Atom clusters advancing renewable energy efficiencies

2021_12
Leading surface scientist Professor Gunther Andersson and his team at Flinders University are developing novel experimental techniques to improve the efficiency of green energy technologies.

Seeking to understand and overcome the challenges of collecting, storing, and harnessing solar energy, Prof Andersson is arranging atoms into clusters to produce hydrogen fuel from water to achieve cost effective, renewable energy production.

Investigating atoms and clusters located on a surface that are below the nanometre scale is no easy task, so Prof Andersson combined six analysis techniques to develop one unique instrument that allows a
detailed analysis of the sample’s surface.
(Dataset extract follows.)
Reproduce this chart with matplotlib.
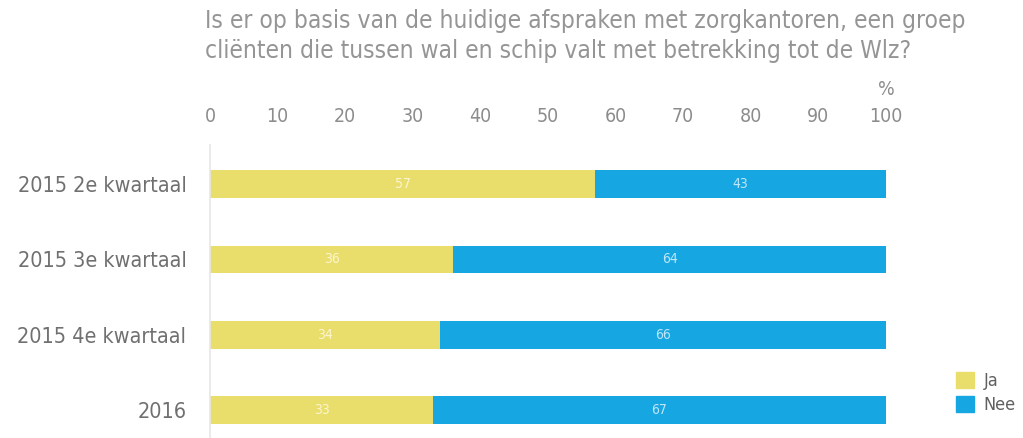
import matplotlib.pyplot as plt
from matplotlib.patches import Patch

categories = ["2015 2e kwartaal", "2015 3e kwartaal", "2015 4e kwartaal", "2016"]
ja = [57, 36, 34, 33]
nee = [43, 64, 66, 67]
ticks = [0, 10, 20, 30, 40, 50, 60, 70, 80, 90, 100]

title = ("Is er op basis van de huidige afspraken met zorgkantoren, een groep\n"
         "cliënten die tussen wal en schip valt met betrekking tot de Wlz?")

yellow = "#e9dd6b"
blue = "#16a6e1"
grey = "#8c8c8c"

plt.rcParams['font.family'] = ['DejaVu Sans']
plt.rcParams['font.stretch'] = 'condensed'

fig = plt.figure(figsize=(10.23, 4.38), dpi=100)
ax = fig.add_axes([210 / 1023, 0, 676 / 1023, 293 / 438])

pos = list(range(len(categories)))
ax.barh(pos, ja, height=0.37, color=yellow)
ax.barh(pos, nee, left=ja, height=0.37, color=blue)

# value labels in the middle of each segment
for i in pos:
    ax.text(ja[i] / 2, i, str(ja[i]), ha="center", va="center",
            color="#fbf6d0", fontsize=10)
    ax.text(ja[i] + nee[i] / 2, i, str(nee[i]), ha="center", va="center",
            color="#bfe6f7", fontsize=10)

ax.set_xlim(0, 100)
ax.set_ylim(3.37, -0.52)
ax.xaxis.tick_top()
ax.set_xticks(ticks)
ax.set_xticklabels([str(t) for t in ticks])
ax.tick_params(axis="x", length=0, pad=14, labelsize=14, labelcolor=grey)
ax.set_yticks(pos)
ax.set_yticklabels(categories)
ax.tick_params(axis="y", length=0, pad=17, labelsize=15.5, labelcolor="#707070")

for s in ["top", "right", "bottom"]:
    ax.spines[s].set_visible(False)
ax.spines["left"].set_color("#e6e6e6")
ax.spines["left"].set_linewidth(1.2)

fig.text(205 / 1023, 1 - 9 / 438, title, ha="left", va="top", fontsize=17.6,
         color="#959595", linespacing=1.3)
fig.text(886 / 1023, 1 - 90 / 438, "%", ha="center", va="center",
         fontsize=14, color=grey)

handles = [Patch(color=yellow, label="Ja"), Patch(color=blue, label="Nee")]
fig.legend(handles=handles, loc="center left", bbox_to_anchor=(940 / 1023, 1 - 393 / 438),
           frameon=False, fontsize=13, handlelength=1.0, handleheight=1.0,
           handletextpad=0.5, labelspacing=0.3, labelcolor="#606060")

fig.savefig("out.png", dpi=100)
The instrument boasts a novel technique, Metastable Induced Electron Spectroscopy (MIES), which was constructed in collaboration with German-based SPECS Group and supported by the Australian National Fabrication Facility. MIES is unique, allowing investigation of the electronic structure of only the outermost layer of atoms - which is where all the interesting chemistry occurs.

Prof Andersson’s new cluster-decorated surfaces act as a catalyst. Absorbed solar radiation activates water at the surface and allows water molecules to be split. This process creates oxygen and hydrogen gasses of which the hydrogen can be collected, stored, and later used as a fuel.

Prof Andersson says to enhance hydrogen production you need to be able to tune the cluster of atoms on the surface.

“The clusters are the ‘magic’ in terms of splitting the water,” he said. “The multiple techniques available,
including MIES, allows for the rapid fine tuning and monitoring of the cluster properties.”

The only instrument of its type in Australia, the MIES can be accessed through the South Australian node of the Australian National Fabrication Facility (ANFF-SA) along with other cutting-edge micro and nano
fabrication equipment.

Through ANFF-SA, Prof Andersson and his research group can access all the equipment, techniques and expertise that are important for his research.

“Honestly, it is hard to imagine how we could meet our goals in our research without ANFF-SA,” said Prof Andersson.

ANFF are expanding the capability of the MIES and building an Atomic Layer Deposition (ALD) system which will allow production and characterisation of samples within the one instrument.

The combined MIES and ALD system will enable researchers to monitor each stage of the cluster-tuning
process to produce novel functionalised surfaces for building exciting new catalysts.